A vehicle and cycle ban was in force from late Friday until early Monday to help stem car bombings and drive-by shootings in a city where Sunni-Shiite sectarian strife has been ongoing.

However, deaths were reported. Seven Shiite pilgrims were shot and killed late Friday in the Sunni Muslim neighborhood of Adil in western Baghdad.

Shiites came from Baghdad neighborhoods and southern Shiite provinces and converged on the imam's shrine in the Kadhimiya neighborhood of northern Baghdad.

Al-Kadhim -- one of the 12 historic Shiite imams beloved by the faithful -- is buried at the Kadhimiya mosque, the largest Shiite mosque in the capital.

The pilgrims waved black flags standing for sadness and green flags standing for the 12 imams.

The pilgrimage reaches a climax on Sunday, when the imam's 799 A.D. death is observed.

Nearly 1,000 pilgrims were killed during last year's commemoration when rumors of suicide bombers triggered a mass stampede on a Tigris River bridge.

Iraqi security forces established more checkpoints and patrols in all over Baghdad and especially on the roads and streets that lead to Kadhimiya neighborhood.

Members of the Mehdi Army -- who back anti-U.S. Shiite cleric Muqtada al-Sadr established temporary checkpoints to search pilgrims one by one to stop bombs or suicide attackers from killing Shiite pilgrims.

An Iraqi government statement said it is forbidden to carry weapons, cell phones and any type of bags into the shrine and army officials were searching people in the streets.

Meanwhile, attackers killed nine people on Saturday in scattered incident around the volatile city of Baquba in Iraq, authorities told CNN.

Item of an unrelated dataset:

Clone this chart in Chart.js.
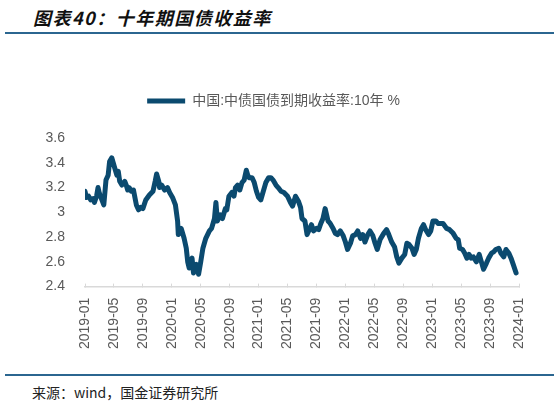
<!DOCTYPE html>
<html>
<head>
<meta charset="utf-8">
<script src="https://cdn.jsdelivr.net/npm/chart.js@4"></script>
<style>
  html, body { margin: 0; padding: 0; background: #fff; }
  body { width: 559px; height: 404px; position: relative; overflow: hidden; }
  .title {
    position: absolute; left: 33px; top: 4px;
    font: italic bold 18px 'Noto Sans CJK SC', sans-serif;
    letter-spacing: 1.5px; color: #111;
  }
  .rule { position: absolute; left: 5px; width: 549px; height: 2px; background: #2b6690; }
  .source {
    position: absolute; left: 32px; top: 382px;
    font: 14px 'Noto Sans CJK SC', sans-serif; color: #222;
  }
  .box { position: absolute; left: 0; top: 80px; width: 559px; height: 283px; }
</style>
</head>
<body>
<div class="title">图表40：十年期国债收益率</div>
<div class="rule" style="top:32px"></div>
<div class="box"><canvas id="line-chart"></canvas></div>
<div class="rule" style="top:374px"></div>
<div class="source">来源：wind，国金证券研究所</div>

<script>
// x 축 눈금 라벨 (4개월 간격)
var tickLabels = ['2019-01', '2019-05', '2019-09', '2020-01', '2020-05', '2020-09',
  '2021-01', '2021-05', '2021-09', '2022-01', '2022-05', '2022-09',
  '2023-01', '2023-05', '2023-09', '2024-01'];

// 2019-01 부터 지난 개월 수
var months = [
  0, 0.2, 0.5, 0.8, 1.1, 1.3, 1.6, 1.8, 2.0, 2.2, 2.6, 2.9, 3.2, 3.4, 3.7, 3.9,
  4.1, 4.4, 4.6, 4.8, 5.1, 5.5, 5.7, 5.9, 6.1, 6.4, 6.7, 7.1, 7.4, 7.7, 8.0, 8.4,
  8.9, 9.4, 9.7, 9.9, 10.2, 10.3, 10.6, 11.0, 11.4, 11.7, 12.1, 12.5, 12.8, 12.9,
  13.3, 13.7, 14.0, 14.2, 14.4, 14.8, 15.0, 15.4, 15.7, 16.0, 16.3, 16.7, 17.2,
  17.5, 17.9, 18.1, 18.3, 18.7, 19.0, 19.4, 19.6, 19.9, 20.3, 20.6, 20.8, 21.1,
  21.4, 21.7, 22.0, 22.3, 22.5, 22.7, 23.1, 23.4, 23.7, 24.0, 24.3, 24.6, 25.0,
  25.4, 25.7, 26.0, 26.4, 26.7, 27.1, 27.5, 28.0, 28.4, 28.7, 29.1, 29.5, 29.8,
  30.0, 30.4, 30.7, 31.0, 31.3, 31.6, 32.0, 32.3, 32.6, 32.9, 33.2, 33.6, 33.9,
  34.3, 34.6, 34.9, 35.3, 35.7, 36.0, 36.3, 36.7, 37.0, 37.4, 37.7, 38.1, 38.4,
  38.7, 39.1, 39.4, 39.8, 40.1, 40.4, 40.8, 41.3, 41.7, 42.0, 42.4, 42.8, 43.1,
  43.4, 43.8, 44.2, 44.5, 44.8, 45.2, 45.5, 45.8, 46.1, 46.5, 46.8, 47.1, 47.5,
  47.8, 48.1, 48.5, 48.8, 49.2, 49.5, 50.0, 50.4, 50.9, 51.3, 51.6, 51.8, 52.2,
  52.5, 52.8, 53.1, 53.4, 53.7, 54.1, 54.5, 54.8, 55.1, 55.5, 55.8, 56.2, 56.5,
  56.8, 57.2, 57.5, 57.9, 58.2, 58.6, 58.9, 59.2, 59.6
];

// 중국 10년 국채 수익률 (%)
var yields = [
  3.17, 3.12, 3.13, 3.10, 3.11, 3.08, 3.13, 3.20, 3.15, 3.12, 3.06, 3.26, 3.30, 3.41, 3.44, 3.40,
  3.36, 3.30, 3.33, 3.25, 3.22, 3.25, 3.22, 3.18, 3.20, 3.17, 3.18, 3.06, 3.02, 3.04, 3.03, 3.10,
  3.14, 3.17, 3.25, 3.31, 3.25, 3.20, 3.22, 3.18, 3.20, 3.16, 3.12, 3.06, 2.93, 2.82,
  2.87, 2.79, 2.71, 2.60, 2.55, 2.63, 2.51, 2.58, 2.50, 2.60, 2.71, 2.79, 2.85,
  2.87, 2.95, 3.08, 2.93, 2.98, 2.95, 3.03, 3.02, 3.13, 3.16, 3.13, 3.20, 3.22,
  3.18, 3.24, 3.26, 3.34, 3.30, 3.28, 3.28, 3.24, 3.17, 3.12, 3.10, 3.16, 3.24,
  3.28, 3.28, 3.26, 3.22, 3.20, 3.17, 3.16, 3.13, 3.08, 3.05, 3.13, 3.09, 3.04,
  2.95, 2.93, 2.82, 2.86, 2.90, 2.85, 2.87, 2.86, 2.91, 2.95, 3.03, 2.93, 2.91,
  2.87, 2.83, 2.82, 2.85, 2.81, 2.76, 2.70, 2.75, 2.81, 2.82, 2.85, 2.79, 2.82,
  2.76, 2.82, 2.85, 2.81, 2.75, 2.70, 2.78, 2.83, 2.86, 2.82, 2.76, 2.72, 2.64,
  2.59, 2.63, 2.66, 2.75, 2.74, 2.71, 2.66, 2.70, 2.79, 2.87, 2.90, 2.86, 2.82,
  2.85, 2.93, 2.93, 2.91, 2.91, 2.91, 2.87, 2.86, 2.83, 2.79, 2.78, 2.71, 2.70,
  2.67, 2.63, 2.66, 2.63, 2.64, 2.60, 2.66, 2.60, 2.54, 2.59, 2.63, 2.67, 2.68,
  2.70, 2.71, 2.67, 2.64, 2.70, 2.67, 2.63, 2.58, 2.51
];

var seriesName = '中国:中债国债到期收益率:10年 %';
var lineColor = '#0b4a6f';

Chart.defaults.font.family = "'Liberation Sans', 'Noto Sans CJK SC', sans-serif";
Chart.defaults.color = '#595959';

var points = months.map(function (m, i) {
  return { x: m, y: yields[i] };
});

// 범례 아래에 여백 추가
var legendGap = {
  id: 'legendGap',
  beforeInit: function (chart) {
    var fit = chart.legend.fit;
    chart.legend.fit = function () {
      fit.call(this);
      this.height += 20;
    };
  }
};

new Chart(document.getElementById('line-chart'), {
  type: 'line',
  data: {
    datasets: [
      {
        label: seriesName,
        data: points,
        borderColor: lineColor,
        backgroundColor: lineColor,
        borderWidth: 5,
        borderCapStyle: 'round',
        borderJoinStyle: 'round',
        pointRadius: 0,
        tension: 0
      }
    ]
  },
  options: {
    responsive: true,
    maintainAspectRatio: false,
    animation: false,
    layout: {
      padding: { left: 28, right: 40, top: 0, bottom: 0 }
    },
    plugins: {
      legend: {
        labels: {
          usePointStyle: true,
          pointStyle: 'line',
          pointStyleWidth: 38,
          font: { size: 14 },
          color: '#595959',
          padding: 14
        }
      },
      tooltip: { enabled: false }
    },
    scales: {
      x: {
        type: 'linear',
        min: 0,
        max: 60,
        afterBuildTicks: function (scale) {
          scale.ticks = tickLabels.map(function (t, i) {
            return { value: i * 4 };
          });
        },
        ticks: {
          autoSkip: false,
          minRotation: 90,
          maxRotation: 90,
          font: { size: 14 },
          padding: 14,
          callback: function (v) {
            return tickLabels[Math.round(v / 4)];
          }
        },
        // 눈금 표시를 축선 위쪽으로
        grid: { drawOnChartArea: false, tickLength: -3, color: '#d9d9d9' },
        border: { color: '#d9d9d9', width: 1.5 }
      },
      y: {
        min: 2.4,
        max: 3.6,
        afterFit: function (scale) {
          scale.width = 57;
        },
        ticks: {
          stepSize: 0.2,
          font: { size: 14 },
          padding: 12,
          callback: function (v) {
            return String(+v.toFixed(1));
          }
        },
        grid: { display: false },
        border: { display: false }
      }
    }
  },
  plugins: [legendGap]
});
</script>
</body>
</html>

Nine people were wounded in the strikes, according to an official with the Diyala Joint Coordination Center. Two professors from Diyala University and a worker from the Iraqi Human Rights Association were among those killed.

The incidents took place over a 12-hour period. Baquba -- which has a mixed population including Sunnis and Shiites -- is the capital of Diyala province, northeast of Baghdad. It has endured a lot of violence, both sectarian and insurgent, for a long time.